**Work required**
Copy the data below exactly, omitting any picture it contains.

**Stored data**
□ □ □ □ □
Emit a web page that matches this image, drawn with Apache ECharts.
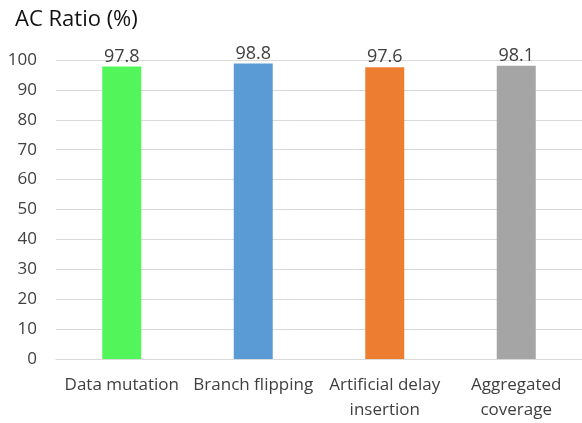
<!DOCTYPE html>
<html>
<head>
<meta charset="utf-8">
<script src="https://cdn.jsdelivr.net/npm/echarts@6/dist/echarts.min.js"></script>
<style>
  html, body { margin: 0; padding: 0; background: #fff; }
  #chart { width: 582px; height: 423px; }
</style>
</head>
<body>
<div id="chart"></div>
<script>
// Coverage ratio per technique
const categories = ['Data mutation', 'Branch flipping', 'Artificial delay\ninsertion', 'Aggregated\ncoverage'];
const ratios = [97.8, 98.8, 97.6, 98.1];
const barColors = ['#52F65A', '#5B9BD5', '#ED7D31', '#A5A5A5'];
const yTicks = { min: 0, max: 100, interval: 10 };

const FONT = 'Open Sans';

const chart = echarts.init(document.getElementById('chart'), null, { renderer: 'canvas' });
chart.setOption({
  animation: false,
  title: {
    text: 'AC Ratio (%)',
    left: 10,
    top: 4,
    textStyle: { fontFamily: FONT, fontSize: 22, fontWeight: 'normal', color: '#111' }
  },
  grid: { left: 56, right: 0, top: 60, bottom: 63 },
  xAxis: {
    type: 'category',
    data: categories,
    axisTick: { show: false },
    axisLine: { lineStyle: { color: '#d9d9d9', width: 1 } },
    axisLabel: {
      fontFamily: FONT, fontSize: 17, color: '#404040',
      margin: 14, lineHeight: 25, interval: 0
    }
  },
  yAxis: {
    type: 'value',
    min: yTicks.min, max: yTicks.max, interval: yTicks.interval,
    axisLine: { show: false },
    axisTick: { show: false },
    splitLine: { lineStyle: { color: '#d9d9d9', width: 1 } },
    axisLabel: { fontFamily: FONT, fontSize: 17, color: '#404040', margin: 19 }
  },
  series: [{
    type: 'bar',
    barWidth: 39,
    data: ratios.map((v, i) => ({ value: v, itemStyle: { color: barColors[i] } })),
    label: {
      show: true,
      position: 'top',
      distance: 1,
      fontFamily: FONT, fontSize: 18, color: '#404040',
      formatter: p => p.value.toFixed(1)
    }
  }]
});
</script>
</body>
</html>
□ □ □ □ □
**Exercise result**
Emit a web page that matches this image, drawn with Apache ECharts.
<!DOCTYPE html>
<html>
<head>
<meta charset="utf-8">
<script src="https://cdn.jsdelivr.net/npm/echarts@6/dist/echarts.min.js"></script>
<style>
  html, body { margin: 0; padding: 0; background: #fff; }
  #chart { width: 582px; height: 423px; }
</style>
</head>
<body>
<div id="chart"></div>
<script>
// Coverage ratio per technique
const categories = ['Data mutation', 'Branch flipping', 'Artificial delay\ninsertion', 'Aggregated\ncoverage'];
const ratios = [97.8, 98.8, 97.6, 98.1];
const barColors = ['#52F65A', '#5B9BD5', '#ED7D31', '#A5A5A5'];
const yTicks = { min: 0, max: 100, interval: 10 };

const FONT = 'Open Sans';

const chart = echarts.init(document.getElementById('chart'), null, { renderer: 'canvas' });
chart.setOption({
  animation: false,
  title: {
    text: 'AC Ratio (%)',
    left: 10,
    top: 4,
    textStyle: { fontFamily: FONT, fontSize: 22, fontWeight: 'normal', color: '#111' }
  },
  grid: { left: 56, right: 0, top: 60, bottom: 63 },
  xAxis: {
    type: 'category',
    data: categories,
    axisTick: { show: false },
    axisLine: { lineStyle: { color: '#d9d9d9', width: 1 } },
    axisLabel: {
      fontFamily: FONT, fontSize: 17, color: '#404040',
      margin: 14, lineHeight: 25, interval: 0
    }
  },
  yAxis: {
    type: 'value',
    min: yTicks.min, max: yTicks.max, interval: yTicks.interval,
    axisLine: { show: false },
    axisTick: { show: false },
    splitLine: { lineStyle: { color: '#d9d9d9', width: 1 } },
    axisLabel: { fontFamily: FONT, fontSize: 17, color: '#404040', margin: 19 }
  },
  series: [{
    type: 'bar',
    barWidth: 39,
    data: ratios.map((v, i) => ({ value: v, itemStyle: { color: barColors[i] } })),
    label: {
      show: true,
      position: 'top',
      distance: 1,
      fontFamily: FONT, fontSize: 18, color: '#404040',
      formatter: p => p.value.toFixed(1)
    }
  }]
});
</script>
</body>
</html>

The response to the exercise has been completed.